When you have disagreements, you have to allow some space for others to be correct and for you to be wrong. If you start with the assumption that you are right and discussion, to you, means making the other person understand your way as the correct way, then all you will end up with will be arguments, hurt pride and bad feelings. Do you keep asking why no one listens to you? Approaching a discussion with the belief that you are right shows arrogance, selfishness and narrowmindedness. So when you are starting a discussion, understand and accept that you are human and can be wrong, even about something that you totally, absolutely believe in. This helps in starting a real discussion, where not only disagreements can be resolved, but new knowledge and insights gained and better, stronger bonds formed with fellow human beings.
What to do
Handling disagreements becomes easy if you believe in the law of attraction. Whatever you feel and perceive in this world, even about what others do, is a reflection of your attitudes and thought patterns. Understand first that, all that you are experiencing in this world, even that which you attribute to circumstance or to others, is all, without exception, of your own making. You are totally and solely responsible for it.
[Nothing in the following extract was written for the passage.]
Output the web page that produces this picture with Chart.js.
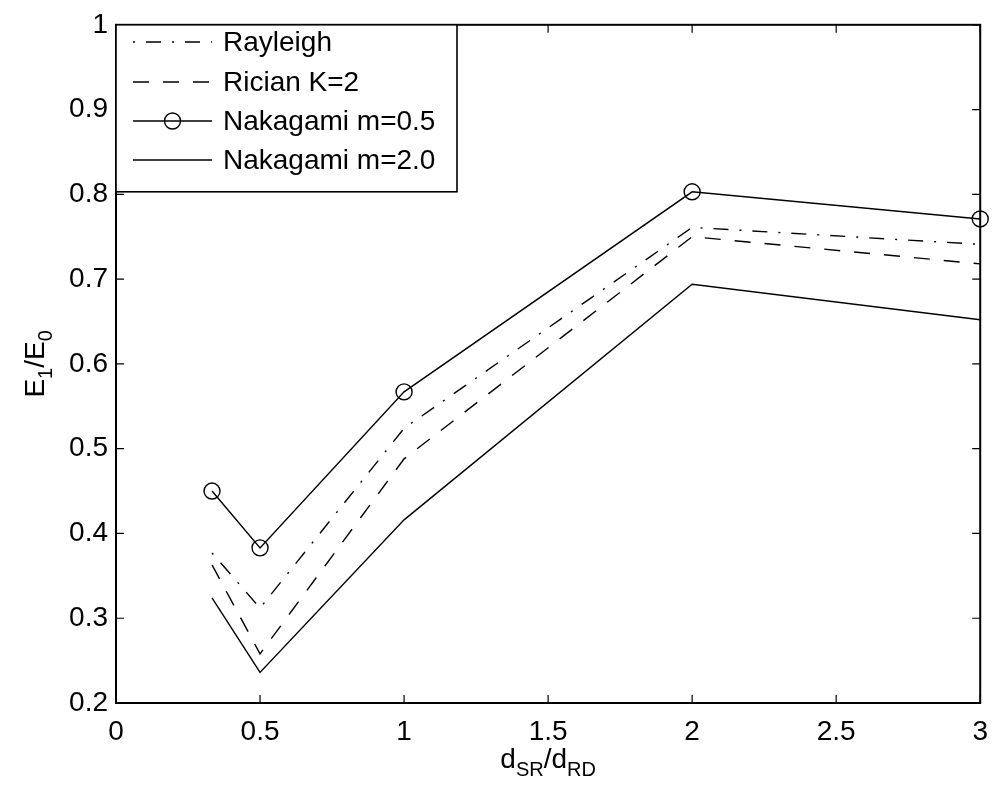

This belief entails a lot of personal responsibility for your life and also a lot of freedom. With this belief, whatever happens and what you feel about it, is all in your own hands now.
With this belief, ego will find very little space and a lot of the things and people that bothered you before, cease to do so.
In the heat of the moment
- The first thing to do is, if possible, to find solitude, calm your mind and ask yourself this question – ‘Is my ego at play here?’. When you are about to address some disagreement with someone, its good to take a moment to get your ego and hurt pride out of the way and look for what exactly is bothering you.
- When you are feeling hurt and angry in the midst of a discussion(which probably is turning into an argument by now), slow yourself down, take a deep breath. Remind yourself that all your experiences are in your control.
- I like something I saw in the movie, ‘3 idiots’. The main protagonist tells his friend that people have a tendency to blow things out of proportion and fret over them. He asked them to tell themselves – ‘Aal iz well'(All is well). I use this for ‘association’. I repeat this thing ever so often. I have also associated a body movement with this phrase and have developed it over some time. I thump my chest once and say -‘All is well, all is good’ and really feel what I am saying. I do this regularly, so much so that my mind has now associated this whole action with the feeling of wellness and goodness. As soon as I do it, even in a stressful situation like an argument, I immediately feel calm and in control, the Universe starts looking friendly. I use this when I feel like my ego is taking over in a discussion and I am feeling threatened. Instantly, I start feeling more at ease and more receptive to what the other person is saying.
- When you feel your pride is hurt, its not necessary to bite back right away. Ask yourself, what is it that is really bothering you? What was it that you started the discussion for. Bring your focus and discussion back to that topic. Move towards addressing and solving that.
- Try to detach yourself from the situation when the other person is reacting. It seems difficult but it is possible. If you believe in the law of attraction, if you assume total responsibility for what you experience and believe in the connectedness of everything and everybody, if you believe in subjective reality, you will find all this very easy. I know your head must be spinning from the number of things you have to believe in to do this, but they are all quite good beliefs to try :). Once you realize you have entered into an argument and both you and the other person are under the control of your ego’s, you can detach yourself and observe the other person as he lashes out at you. It is possible to maintain composure through this. What’s more, when you do this, it has a calming effect on the other person and you will find him cooling down too. You can even observe yourself reacting, feel the futility of your actions and stop yourself from continuing it.
- If you find yourself getting into an argument with someone, over and over again. And if you have already tried your best to reach an agreement reasonably but the person is too much of an egoist to be co operative, you have to realize there is no discussion possible. You cannot talk ego and pride out of a person, you cannot make them better humans. This is all personal work, to be done by each individual for themselves. You can only suggest something. If it doesn’t work, its time to look for other solutions to the problem.
For those who never have disagreements
If you never have disagreements, I feel you need to ask yourself whether you are trying too hard to please everyone. Its impossible for even the best of friends or partners to always see eye to eye on everything.
Maybe you believe in living peacefully with others, not coming in any body’s way, not causing any trouble for anyone. This is not such a good thing as you would like to believe. You need to respect yourself as much as you do others, there should be a balance. Disagreements are not really bad as most people make them out to be. They help you learn and to understand others better. If you are avoiding them and making the excuse of being amiable, I will be a little harsh on you and call you a coward. Don’t be afraid, it’s normal to disagree.
If you feel I am right about this, try confronting someone today with whom you disagree and try to work it out with him. Work as if both of you are on the same side, work towards a solution. You might be happily surprised by the result. If nothing else, you will feel good for the courage you displayed.